All of a sudden, I find myself surrounded by people who are fanatical about bowls. You may know the game – it’s a bit like French boules, but on a square of manicured grass called a bowling green.
First my parents took up the sport. They’ve been playing for about eighteen months; my Dad even coaches the ‘youth’ team (anyone under 40!). Then two weeks ago I learned my mother-in-law has joined a bowls club and even plays competitive matches in her local league. Who knew?
But I do understand the attraction. For bowls has a winter cousin, which goes by the name of curling.
First invented on a frozen Scottish loch in the 16th century, it involves two teams, each with four players, taking turns to launch and guide heavy stones down a strip of ice to a circular bullseye target several metres away.
I have first-hand experience of this sport. It was about five years ago, on one of those grey, rainy days we occasionally get in December. Skiing was out of the question and while part of me would have loved to lounge around at home waiting for the weather to improve, we had friends to entertain. So, we booked a curling session and trundled off to the Gstaad sports centre to give it a go.
Sliding and gripping
It became very clear very quickly that curling is a lot harder than it looks. Stepping on and off the ice was weird. We were given special shoes to wear – a ‘slider’ shoe, which you use to glide over the ice, and a ‘gripper’ for kicking off. Or something like that.
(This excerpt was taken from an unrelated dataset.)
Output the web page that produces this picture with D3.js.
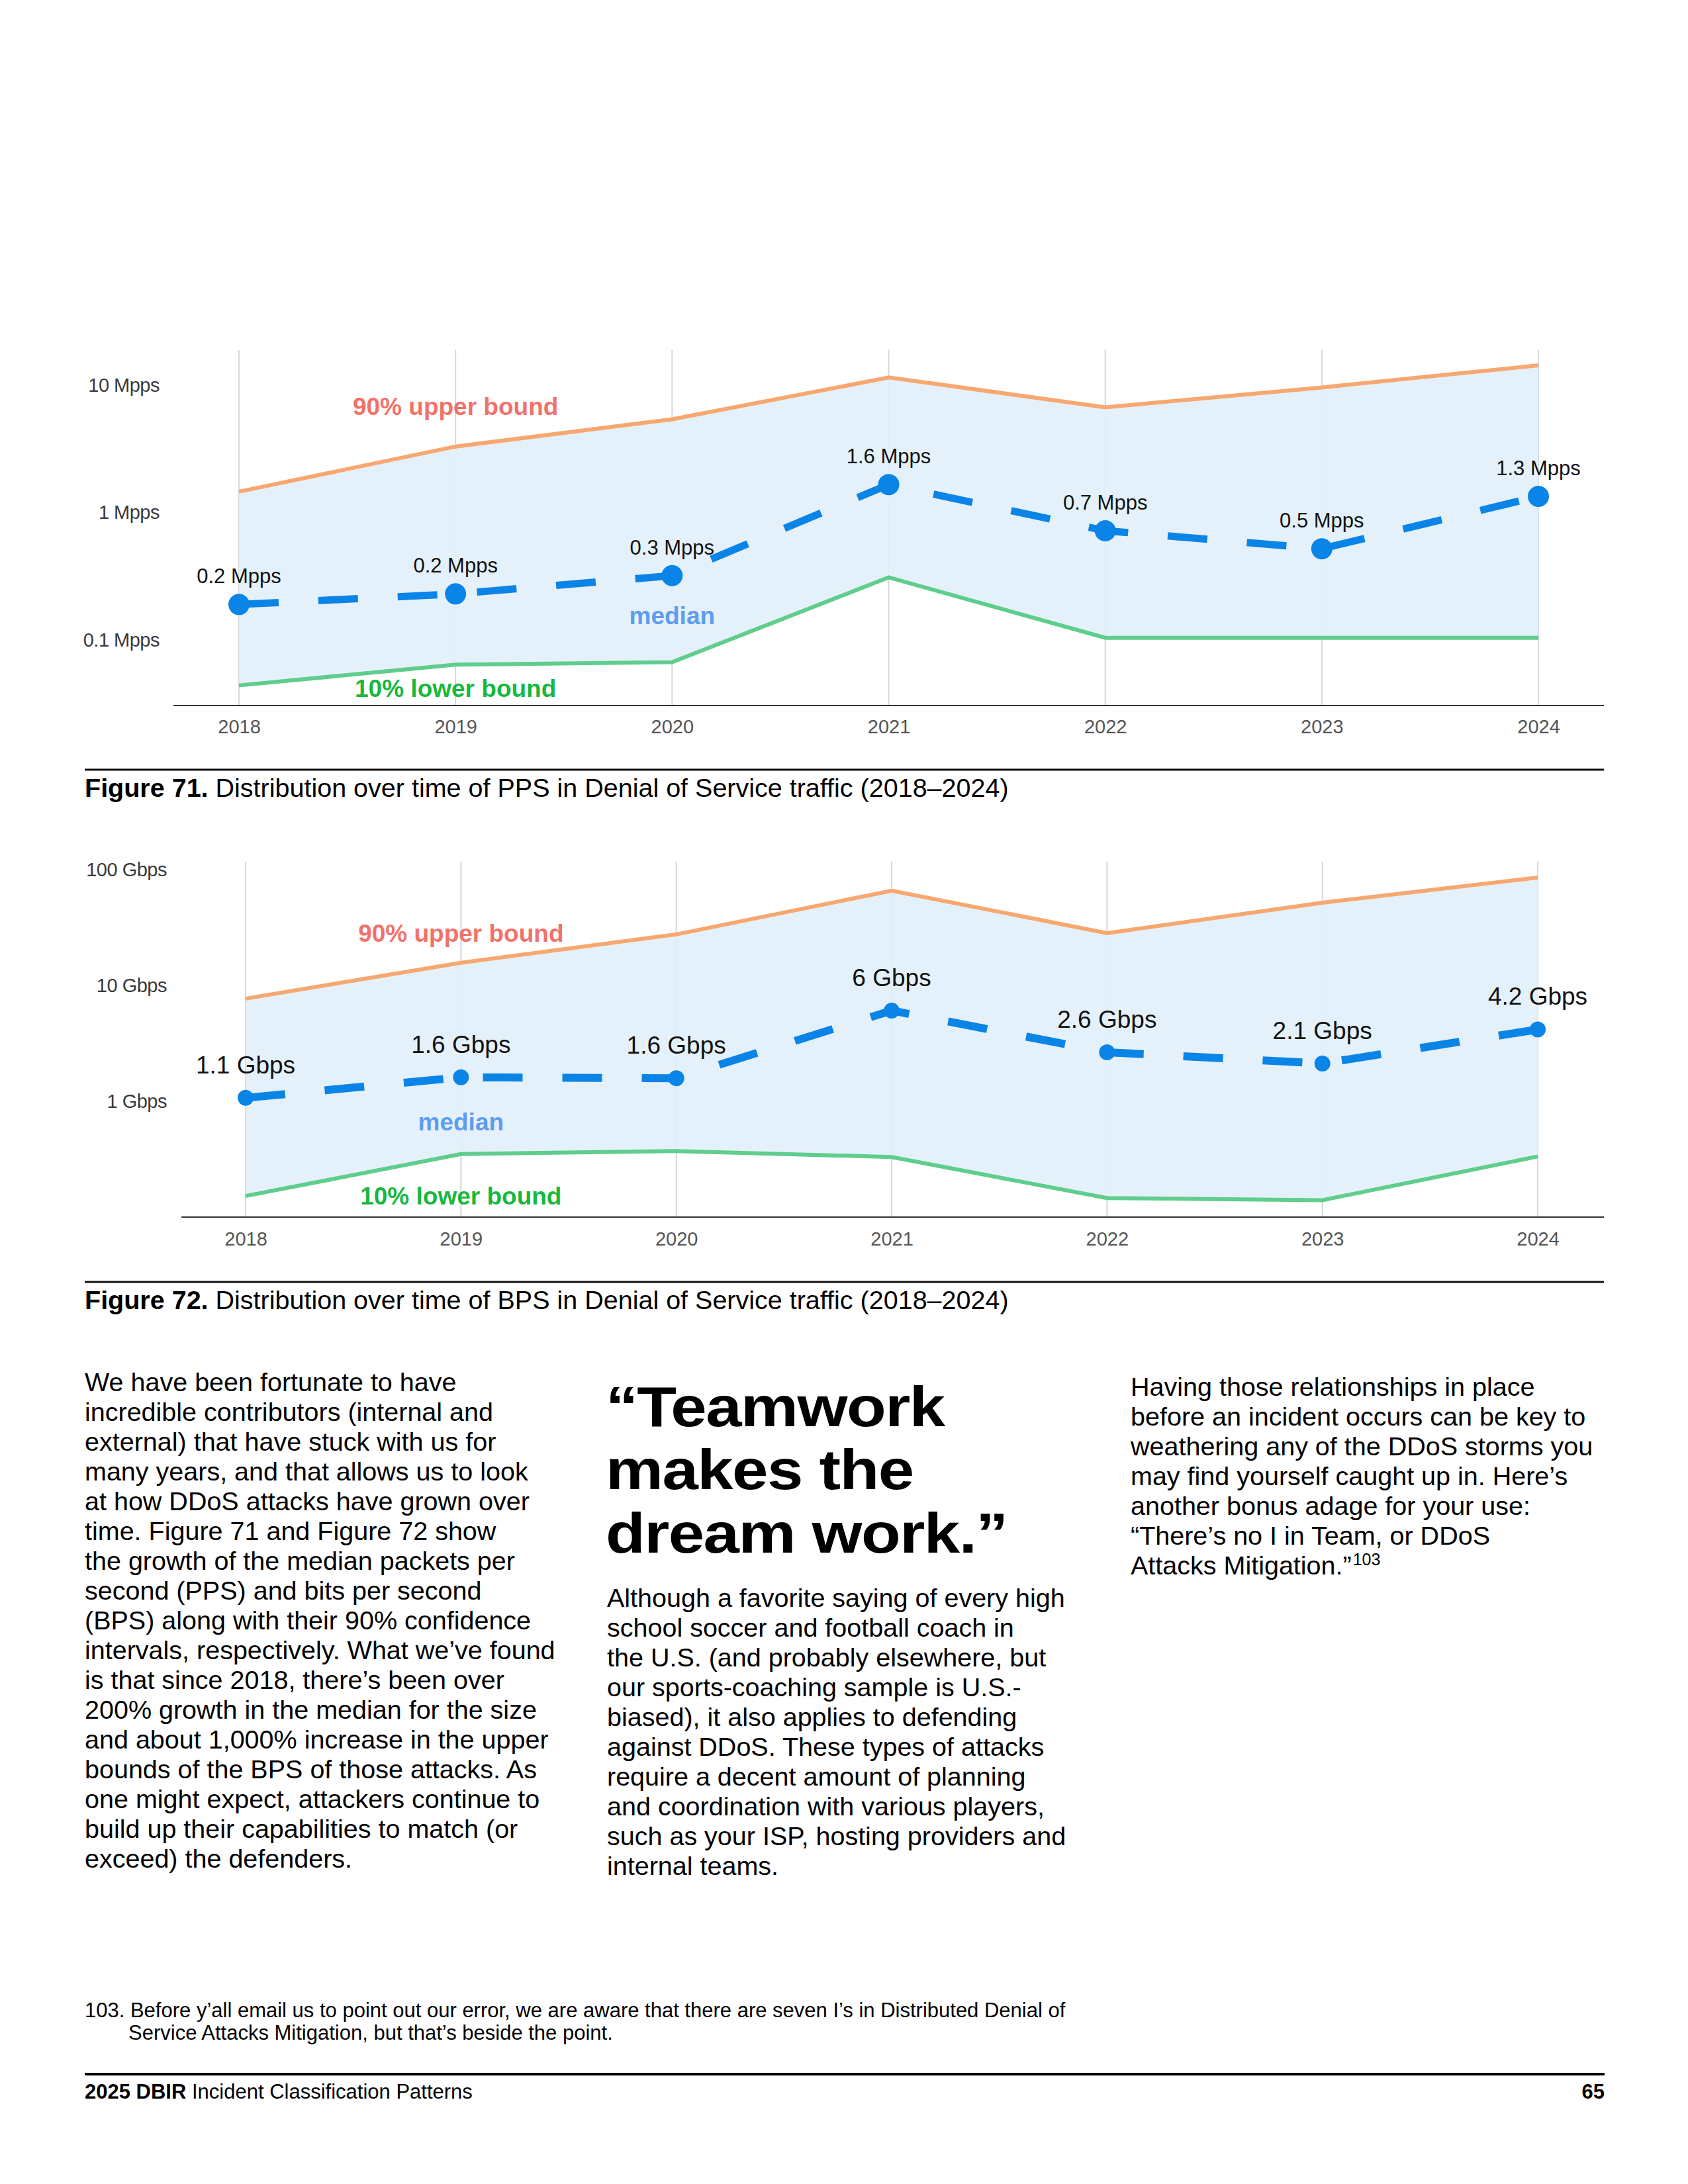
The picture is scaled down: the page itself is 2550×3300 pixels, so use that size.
<!DOCTYPE html>
<html>
<head>
<meta charset="utf-8">
<script src="https://cdn.jsdelivr.net/npm/d3@7"></script>
<style>
  body { margin: 0; background: #fff; }
  text { font-family: "Liberation Sans", Arial, sans-serif; }
</style>
</head>
<body>
<div class="page"></div>
<script>
// Chart data
var years = [2018, 2019, 2020, 2021, 2022, 2023, 2024];

var ppsUpper = [1.46, 3.3, 5.4, 11.5, 6.7, 9.6, 14.3];
var ppsMedian = [0.19, 0.23, 0.32, 1.66, 0.72, 0.52, 1.34];
var ppsLower = [0.044, 0.064, 0.067, 0.31, 0.104, 0.104, 0.104];
var ppsLabels = ["0.2 Mpps", "0.2 Mpps", "0.3 Mpps", "1.6 Mpps", "0.7 Mpps", "0.5 Mpps", "1.3 Mpps"];
var ppsTicks = [0.1, 1, 10];
var ppsTickLabels = ["0.1 Mpps", "1 Mpps", "10 Mpps"];

var bpsUpper = [7.7, 15.7, 27.6, 65.9, 28.3, 51.8, 85.5];
var bpsMedian = [1.07, 1.61, 1.58, 6.07, 2.65, 2.12, 4.17];
var bpsLower = [0.152, 0.35, 0.372, 0.33, 0.146, 0.14, 0.334];
var bpsLabels = ["1.1 Gbps", "1.6 Gbps", "1.6 Gbps", "6 Gbps", "2.6 Gbps", "2.1 Gbps", "4.2 Gbps"];
var bpsTicks = [1, 10, 100];
var bpsTickLabels = ["1 Gbps", "10 Gbps", "100 Gbps"];

var leftLines = [
  "We have been fortunate to have",
  "incredible contributors (internal and",
  "external) that have stuck with us for",
  "many years, and that allows us to look",
  "at how DDoS attacks have grown over",
  "time. Figure 71 and Figure 72 show",
  "the growth of the median packets per",
  "second (PPS) and bits per second",
  "(BPS) along with their 90% confidence",
  "intervals, respectively. What we\u2019ve found",
  "is that since 2018, there\u2019s been over",
  "200% growth in the median for the size",
  "and about 1,000% increase in the upper",
  "bounds of the BPS of those attacks. As",
  "one might expect, attackers continue to",
  "build up their capabilities to match (or",
  "exceed) the defenders."
];
var quoteLines = ["\u201cTeamwork", "makes the", "dream work.\u201d"];
var midLines = [
  "Although a favorite saying of every high",
  "school soccer and football coach in",
  "the U.S. (and probably elsewhere, but",
  "our sports-coaching sample is U.S.-",
  "biased), it also applies to defending",
  "against DDoS. These types of attacks",
  "require a decent amount of planning",
  "and coordination with various players,",
  "such as your ISP, hosting providers and",
  "internal teams."
];
var rightLines = [
  "Having those relationships in place",
  "before an incident occurs can be key to",
  "weathering any of the DDoS storms you",
  "may find yourself caught up in. Here\u2019s",
  "another bonus adage for your use:",
  "\u201cThere\u2019s no I in Team, or DDoS",
  "Attacks Mitigation.\u201d"
];
var footnoteLines = [
  "103. Before y\u2019all email us to point out our error, we are aware that there are seven I\u2019s in Distributed Denial of",
  "Service Attacks Mitigation, but that\u2019s beside the point."
];

var svg = d3.select(".page")
  .append("svg")
  .attr("width", 2550)
  .attr("height", 3300);

// Draw one distribution chart
function renderChart(opt) {
  var g = svg.append("g");

  var x = d3.scalePoint().domain(years).range([opt.x0, opt.x1]);
  var y = d3.scaleLog().domain([opt.ticks[0], opt.ticks[2]]).range([opt.yLow, opt.yHigh]);

  // grid lines
  g.selectAll(".grid")
    .data(years)
    .enter()
    .append("line")
    .attr("x1", function(d) { return x(d); })
    .attr("x2", function(d) { return x(d); })
    .attr("y1", opt.top)
    .attr("y2", opt.bottom)
    .attr("stroke", "#d3d8dd")
    .attr("stroke-width", 2);

  // band between bounds
  var area = d3.area()
    .x(function(d, i) { return x(years[i]); })
    .y0(function(d, i) { return y(opt.lower[i]); })
    .y1(function(d) { return y(d); });
  g.append("path")
    .datum(opt.upper)
    .attr("d", area)
    .attr("fill", "#e2f0fa")
    .attr("fill-opacity", 0.92);

  var line = d3.line()
    .x(function(d, i) { return x(years[i]); })
    .y(function(d) { return y(d); });

  g.append("path")
    .datum(opt.upper)
    .attr("d", line)
    .attr("fill", "none")
    .attr("stroke", "#f6a870")
    .attr("stroke-width", 6);

  g.append("path")
    .datum(opt.lower)
    .attr("d", line)
    .attr("fill", "none")
    .attr("stroke", "#5fcd8c")
    .attr("stroke-width", 6);

  g.append("path")
    .datum(opt.median)
    .attr("d", line)
    .attr("fill", "none")
    .attr("stroke", "#0a84e6")
    .attr("stroke-width", opt.dashWidth)
    .attr("stroke-dasharray", "60,60");

  g.selectAll(".dot")
    .data(opt.median)
    .enter()
    .append("circle")
    .attr("cx", function(d, i) { return x(years[i]); })
    .attr("cy", function(d) { return y(d); })
    .attr("r", opt.dotR)
    .attr("fill", "#0a84e6");

  g.selectAll(".valueLabel")
    .data(opt.median)
    .enter()
    .append("text")
    .attr("x", function(d, i) { return x(years[i]); })
    .attr("y", function(d) { return y(d) - opt.labelGap; })
    .attr("text-anchor", "middle")
    .attr("font-size", opt.labelSize)
    .attr("fill", "#111")
    .text(function(d, i) { return opt.labels[i]; });

  // series names
  g.append("text")
    .attr("x", x(2019))
    .attr("y", opt.upperLabelY)
    .attr("text-anchor", "middle")
    .attr("font-size", 37)
    .attr("font-weight", "bold")
    .attr("fill", "#f2716a")
    .text("90% upper bound");
  g.append("text")
    .attr("x", x(opt.medianYear))
    .attr("y", opt.medianLabelY)
    .attr("text-anchor", "middle")
    .attr("font-size", 37)
    .attr("font-weight", "bold")
    .attr("fill", "#5f9cf0")
    .text("median");
  g.append("text")
    .attr("x", x(2019))
    .attr("y", opt.lowerLabelY)
    .attr("text-anchor", "middle")
    .attr("font-size", 37)
    .attr("font-weight", "bold")
    .attr("fill", "#18b83f")
    .text("10% lower bound");

  // axes
  g.append("line")
    .attr("x1", opt.axisX0)
    .attr("x2", 2423)
    .attr("y1", opt.bottom)
    .attr("y2", opt.bottom)
    .attr("stroke", "#333")
    .attr("stroke-width", 2);

  var bottomAxis = d3.axisBottom(x).tickSize(0).tickPadding(0);
  var xAxis = g.append("g")
    .attr("transform", "translate(0," + opt.yearY + ")")
    .call(bottomAxis);
  xAxis.select(".domain").remove();
  xAxis.selectAll("text")
    .attr("dy", "0.35em")
    .attr("font-size", 29)
    .attr("font-family", "Liberation Sans, Arial, sans-serif")
    .attr("fill", "#555");

  var leftAxis = d3.axisLeft(y)
    .tickValues(opt.ticks)
    .tickFormat(function(d, i) { return opt.tickLabels[i]; })
    .tickSize(0)
    .tickPadding(0);
  var yAxis = g.append("g")
    .attr("transform", "translate(" + opt.tickX + ",0)")
    .call(leftAxis);
  yAxis.select(".domain").remove();
  yAxis.selectAll("text")
    .attr("font-size", 29)
    .attr("font-family", "Liberation Sans, Arial, sans-serif")
    .attr("letter-spacing", -0.5)
    .attr("fill", "#3a3a3a");

  // caption
  g.append("line")
    .attr("x1", 128)
    .attr("x2", 2423)
    .attr("y1", opt.ruleY)
    .attr("y2", opt.ruleY)
    .attr("stroke", "#111")
    .attr("stroke-width", 3);
  var cap = g.append("text")
    .attr("x", 128)
    .attr("y", opt.ruleY + 41)
    .attr("font-size", 39.5)
    .attr("fill", "#000");
  cap.append("tspan").attr("font-weight", "bold").text(opt.figure);
  cap.append("tspan").text(" " + opt.caption);
}

renderChart({
  upper: ppsUpper, median: ppsMedian, lower: ppsLower, labels: ppsLabels,
  ticks: ppsTicks, tickLabels: ppsTickLabels,
  x0: 361, x1: 2324, yLow: 967, yHigh: 582, top: 529, bottom: 1066,
  axisX0: 262, tickX: 241, yearY: 1098,
  dotR: 16, dashWidth: 11, labelSize: 31, labelGap: 32,
  upperLabelY: 627, medianYear: 2020, medianLabelY: 943, lowerLabelY: 1053,
  ruleY: 1163, figure: "Figure 71.",
  caption: "Distribution over time of PPS in Denial of Service traffic (2018\u20132024)"
});

renderChart({
  upper: bpsUpper, median: bpsMedian, lower: bpsLower, labels: bpsLabels,
  ticks: bpsTicks, tickLabels: bpsTickLabels,
  x0: 371, x1: 2323, yLow: 1664, yHigh: 1314, top: 1302, bottom: 1839,
  axisX0: 274, tickX: 252, yearY: 1872,
  dotR: 12, dashWidth: 12, labelSize: 37, labelGap: 37,
  upperLabelY: 1423, medianYear: 2019, medianLabelY: 1708, lowerLabelY: 1820,
  ruleY: 1937, figure: "Figure 72.",
  caption: "Distribution over time of BPS in Denial of Service traffic (2018\u20132024)"
});

// Body text
function textBlock(lines, x, y0, size, lh) {
  svg.append("g").selectAll("text")
    .data(lines)
    .enter()
    .append("text")
    .attr("x", x)
    .attr("y", function(d, i) { return y0 + i * lh; })
    .attr("font-size", size)
    .attr("fill", "#000")
    .text(function(d) { return d; });
}

textBlock(leftLines, 128, 2102, 39.5, 45);
textBlock(midLines, 917, 2428, 39.5, 45);
textBlock(rightLines, 1708, 2109, 39.5, 45);

// pull quote: tight leading, so a smaller face stretched sideways to the same width
svg.append("g")
  .attr("transform", "translate(915,0) scale(1.15,1)")
  .selectAll("text")
  .data(quoteLines)
  .enter()
  .append("text")
  .attr("x", 0)
  .attr("y", function(d, i) { return 2155 + i * 95.5; })
  .attr("font-size", 85)
  .attr("font-weight", "bold")
  .attr("letter-spacing", -1.3)
  .attr("fill", "#000")
  .text(function(d) { return d; });

// superscript note mark after the last right-column line
var lastRight = svg.selectAll("text").filter(function() {
  return d3.select(this).text() === rightLines[rightLines.length - 1];
});
var supX = 1708 + lastRight.node().getComputedTextLength() + 2;
svg.append("text")
  .attr("x", supX)
  .attr("y", 2109 + 6 * 45 - 14)
  .attr("font-size", 25)
  .attr("fill", "#000")
  .text("103");

// Footnote
svg.append("text")
  .attr("x", 128)
  .attr("y", 3048)
  .attr("font-size", 31)
  .attr("fill", "#000")
  .text(footnoteLines[0]);
svg.append("text")
  .attr("x", 194)
  .attr("y", 3082)
  .attr("font-size", 31)
  .attr("fill", "#000")
  .text(footnoteLines[1]);

// Footer
svg.append("line")
  .attr("x1", 128)
  .attr("x2", 2424)
  .attr("y1", 3134)
  .attr("y2", 3134)
  .attr("stroke", "#000")
  .attr("stroke-width", 4);
var foot = svg.append("text")
  .attr("x", 128)
  .attr("y", 3171)
  .attr("font-size", 31)
  .attr("fill", "#000");
foot.append("tspan").attr("font-weight", "bold").text("2025 DBIR");
foot.append("tspan").text(" Incident Classification Patterns");
svg.append("text")
  .attr("x", 2424)
  .attr("y", 3171)
  .attr("text-anchor", "end")
  .attr("font-size", 31)
  .attr("font-weight", "bold")
  .attr("fill", "#000")
  .text("65");
</script>
</body>
</html>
What we lacked in style, we made up for in enthusiasm. The most exhausting – and hilarious – role was that of ‘sweeper’. This basically involves brushing the ice like a frenzied demon to reduce friction and influence the direction and speed of the stone as it whizzes by. The harder you sweep, the faster and straighter the stone moves.
It’s a bit like scrubbing a stubborn stain out of a carpet while you slide alongside it, desperately trying to stay upright. Like I said, hilarious. We all came a cropper on more than one occasion. But we were a load of amateurs, so what would you expect?
Chess on ice
Curling is often called ‘chess on ice’ because it’s a highly strategic game (not a conclusion you’d have reached watching our efforts, though). It requires huge skill and dexterity to judge how hard to throw the stones, when to sweep and when to stop. But curling is not without incident, even for the most experienced player. Take Ben Hebert at the 2007 Canadian Open. He was warming up rink-side, swinging his broom back and forth. As he drew his arms back in a particularly exuberant flourish, the brush head detached itself from the handle and flew through the air to land among the audience. Hebert sprinted across the stadium to check no-one was hurt before gallantly presenting the broom handle to the astonished spectator holding the brush head.
It’s easy to understand the appeal of curling. It’s open and accessible to all ages and abilities, the basic rules are easy to grasp and it’s immense fun to play with a group of friends.
We’re lucky to have excellent curling facilities in Gstaad and I encourage you to use them. There are instructors available who can show you the ropes or why not drop by to watch players compete in a tournament? You can even book an hour of curling with shoe rental plus a pizza or burger and a drink for a special price (pre-booking required). So, what’s stopping you? Why not give it a go?